The Russian veto of the UN Security Council resolution on Syria has had leaders and pundits in the West lining up to denounce the Russians, accusing them of revealing their autocratic tendencies and putting their own narrow trading interests (for instance arms exports) over issues of human rights. A 100-year old document I found last week in the State Archive of the Russian Federation had me contemplating an alternative explanation, based on Russians’ experience of revolutionary upheaval. Historical parallels can, of course, be highly misleading, but people draw on them nonetheless, as the past represents the only practical experience available to them.
The document in question is the hand-written memoir of General Georgii Ottonovich Raukh, a senior officer in the Petersburg Military District during the first Russian revolution of 1905-07. One evening in 1906, he met with his boss, Grand Duke Nicholas, the Prime Minister, Ivan Goremykin, and the Interior Minister, Pyotr Stolypin, to extract an explanation from the latter two of why they had chosen to dissolve the new Russian parliament, the Duma.

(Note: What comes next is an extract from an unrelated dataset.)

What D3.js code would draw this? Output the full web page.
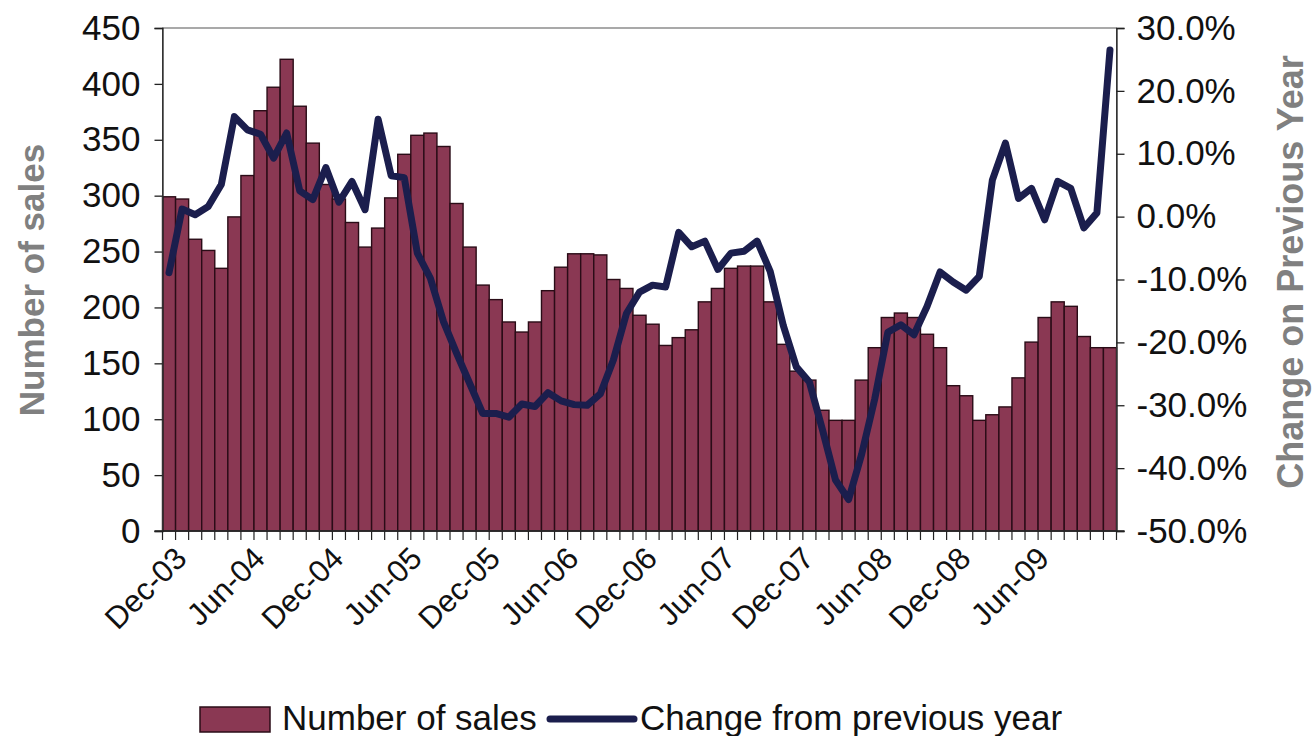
<!DOCTYPE html>
<html>
<head>
<meta charset="utf-8">
<script src="https://cdn.jsdelivr.net/npm/d3@7"></script>
<style>
  body { margin: 0; background: #fff; }
  svg text { font-family: "Liberation Sans", Arial, sans-serif; fill: #111; }
</style>
</head>
<body>
<svg id="chart" width="1312" height="736"></svg>
<script>
// monthly categories, Dec-03 .. Dec-09
const months = [
  'Dec-03','Jan-04','Feb-04','Mar-04','Apr-04','May-04','Jun-04','Jul-04','Aug-04','Sep-04','Oct-04','Nov-04',
  'Dec-04','Jan-05','Feb-05','Mar-05','Apr-05','May-05','Jun-05','Jul-05','Aug-05','Sep-05','Oct-05','Nov-05',
  'Dec-05','Jan-06','Feb-06','Mar-06','Apr-06','May-06','Jun-06','Jul-06','Aug-06','Sep-06','Oct-06','Nov-06',
  'Dec-06','Jan-07','Feb-07','Mar-07','Apr-07','May-07','Jun-07','Jul-07','Aug-07','Sep-07','Oct-07','Nov-07',
  'Dec-07','Jan-08','Feb-08','Mar-08','Apr-08','May-08','Jun-08','Jul-08','Aug-08','Sep-08','Oct-08','Nov-08',
  'Dec-08','Jan-09','Feb-09','Mar-09','Apr-09','May-09','Jun-09','Jul-09','Aug-09','Sep-09','Oct-09','Nov-09',
  'Dec-09'
];

const sales = [
  299, 297, 261, 251, 235, 281, 318, 376, 397, 422, 380, 347,
  310, 297, 276, 254, 271, 298, 337, 354, 356, 344, 293, 254,
  220, 207, 187, 178, 187, 215, 236, 248, 248, 247, 225, 217,
  193, 185, 166, 173, 180, 205, 217, 235, 237, 237, 205, 167,
  143, 135, 108, 99, 99, 135, 164, 191, 195, 191, 176, 164,
  130, 121, 99, 104, 111, 137, 169, 191, 205, 201, 174, 164,
  164
];

// % change on previous year
const change = [
  -8.9, 1.2, 0.3, 1.6, 5.1, 15.9, 13.8, 13.1, 9.3, 13.3, 4.1, 2.7,
  7.8, 2.3, 5.6, 1.1, 15.5, 6.5, 6.2, -5.8, -9.8, -16.7, -21.7, -26.5,
  -31.3, -31.3, -31.9, -29.8, -30.2, -28.0, -29.3, -29.9, -30.0, -28.2, -22.8, -15.4,
  -12.0, -10.9, -11.2, -2.5, -4.8, -3.9, -8.4, -5.8, -5.5, -3.9, -8.7, -17.3,
  -23.9, -26.3, -33.9, -41.9, -45.0, -37.8, -29.0, -18.4, -17.2, -18.8, -14.3, -8.8,
  -10.4, -11.7, -9.5, 5.8, 11.7, 2.9, 4.5, -0.5, 5.6, 4.5, -1.8, 0.6,
  26.5
];

const xLabels = ['Dec-03','Jun-04','Dec-04','Jun-05','Dec-05','Jun-06','Dec-06','Jun-07','Dec-07','Jun-08','Dec-08','Jun-09'];
const salesTicks = [0, 50, 100, 150, 200, 250, 300, 350, 400, 450];
const changeTicks = [-50, -40, -30, -20, -10, 0, 10, 20, 30];

const barFill = '#8a3853', barEdge = '#2a0c17', lineCol = '#1b1e4d';
const plotL = 162.5, plotR = 1116.5, plotT = 28, plotB = 531;

const svg = d3.select('#chart');
const x = d3.scaleBand().domain(months).range([plotL, plotR]).padding(0);
const yL = d3.scaleLinear().domain([0, 450]).range([plotB, plotT]);
const yR = d3.scaleLinear().domain([-50, 30]).range([plotB, plotT]);
const bw = x.bandwidth();

// bars
svg.append('g').selectAll('rect')
  .data(months)
  .join('rect')
  .attr('x', d => x(d))
  .attr('y', (d, i) => yL(sales[i]))
  .attr('width', bw)
  .attr('height', (d, i) => plotB - yL(sales[i]))
  .attr('fill', barFill)
  .attr('stroke', barEdge)
  .attr('stroke-width', 1.4);

// plot frame (top / right border)
svg.append('rect')
  .attr('x', plotL).attr('y', plotT)
  .attr('width', plotR - plotL).attr('height', plotB - plotT)
  .attr('fill', 'none').attr('stroke', '#555').attr('stroke-width', 1);

// line
const line = d3.line()
  .x((d, i) => x(months[i]) + bw / 2)
  .y(d => yR(d));
svg.append('path')
  .datum(change)
  .attr('d', line)
  .attr('fill', 'none')
  .attr('stroke', lineCol)
  .attr('stroke-width', 7)
  .attr('stroke-linejoin', 'round')
  .attr('stroke-linecap', 'round');

// left axis
const gl = svg.append('g')
  .attr('transform', `translate(${plotL},0)`)
  .call(d3.axisLeft(yL).tickValues(salesTicks).tickSize(8).tickPadding(14));
// right axis (plain hyphen for negatives, like the source)
const gr = svg.append('g')
  .attr('transform', `translate(${plotR},0)`)
  .call(d3.axisRight(yR).tickValues(changeTicks).tickSize(8).tickPadding(12)
    .tickFormat(d => d.toFixed(1) + '%'));
[gl, gr].forEach(g => {
  g.select('.domain').attr('stroke', '#222').attr('stroke-width', 1.3);
  g.selectAll('.tick line').attr('stroke', '#222').attr('stroke-width', 1.3);
  g.selectAll('.tick text').attr('font-size', 35).attr('fill', '#111');
});

// bottom axis: line, ticks between categories, rotated labels
const gb = svg.append('g');
gb.append('line')
  .attr('x1', plotL - 8).attr('x2', plotR + 8)
  .attr('y1', plotB).attr('y2', plotB)
  .attr('stroke', '#222').attr('stroke-width', 1.3);
gb.selectAll('line.tk')
  .data(months.concat(['end']))
  .join('line')
  .attr('class', 'tk')
  .attr('x1', (d, i) => plotL + i * bw).attr('x2', (d, i) => plotL + i * bw)
  .attr('y1', plotB).attr('y2', plotB + 9)
  .attr('stroke', '#222').attr('stroke-width', 1.2);
gb.selectAll('text')
  .data(xLabels)
  .join('text')
  .attr('transform', d => `translate(${x(d) + bw / 2 + 4},${plotB + 14}) rotate(-45)`)
  .attr('text-anchor', 'end')
  .attr('dy', '0.7em')
  .attr('font-size', 31)
  .text(d => d);

// axis titles
svg.append('text')
  .attr('transform', 'translate(44,280) rotate(-90)')
  .attr('text-anchor', 'middle')
  .attr('font-size', 35).attr('font-weight', 'bold')
  .style('fill', '#808080')
  .text('Number of sales');
svg.append('text')
  .attr('transform', 'translate(1303,272) rotate(-90)')
  .attr('text-anchor', 'middle')
  .attr('font-size', 36).attr('font-weight', 'bold')
  .style('fill', '#808080')
  .text('Change on Previous Year');

// legend
const lg = svg.append('g');
lg.append('rect')
  .attr('x', 200).attr('y', 707).attr('width', 70).attr('height', 25)
  .attr('fill', barFill).attr('stroke', barEdge).attr('stroke-width', 1.5);
lg.append('text').attr('x', 282).attr('y', 730).attr('font-size', 35).text('Number of sales');
lg.append('line')
  .attr('x1', 550).attr('x2', 634).attr('y1', 719).attr('y2', 719)
  .attr('stroke', lineCol).attr('stroke-width', 7).attr('stroke-linecap', 'round');
lg.append('text').attr('x', 640).attr('y', 730).attr('font-size', 35).text('Change from previous year');
</script>
</body>
</html>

Stolypin is supposedly one of the political heroes of Vladimir Putin. His dual strategy of forcibly suppressing revolution and strengthening the state, on the one hand, and of enacting reforms to entrench property rights and other essential facets of a modern liberal system, on the other, held out the hope of a Russia that could evolve gradually into a strong and stable nation. In 1906, he faced the problem of a parliament whose liberal democratically-oriented majority was refusing to cooperate with the Imperially-appointed government.
Asked to explain the decision to dissolve the Parliament, his explanation, according to Raukh, went something like this: given the impasse between Duma and government, either the former had to be dissolved or the Tsar would have to replace the latter with a cabinet responsible to the Duma, in effect ending the autocracy and creating a parliamentary system. If he were to choose the second option, Stolypin said, the new government would enact its election manifesto, shifting the entire country dramatically to the left. The police would notice this, and shift leftwards also. It would become harder and harder to control revolutionary movements. The liberal democrats would soon find that they had lost authority to groups further to the left. Anarchy would ensue. This, wrote Raukh, showed Stolypin’s foresight: for what he outlined was not too far from what happened in 1917, with the final result that Russia fell into the hands of the Bolsheviks. Only a firm hand saved Russia from a similar fate in 1905.
The point here is not whether Stolypin was right, but that his viewpoint makes sense in a Russian context, both then and now. It suggests that history has given Russians some good reasons to have a rather more positive view of the benefits of order than we do in the West, and to have a rather more sceptical view of the advantages of democratization in times of instability. Accusing Russians of base moral motivations probably says more about our sense of moral superiority and blindness to alternative viewpoints than it does about the real causes of their behaviour.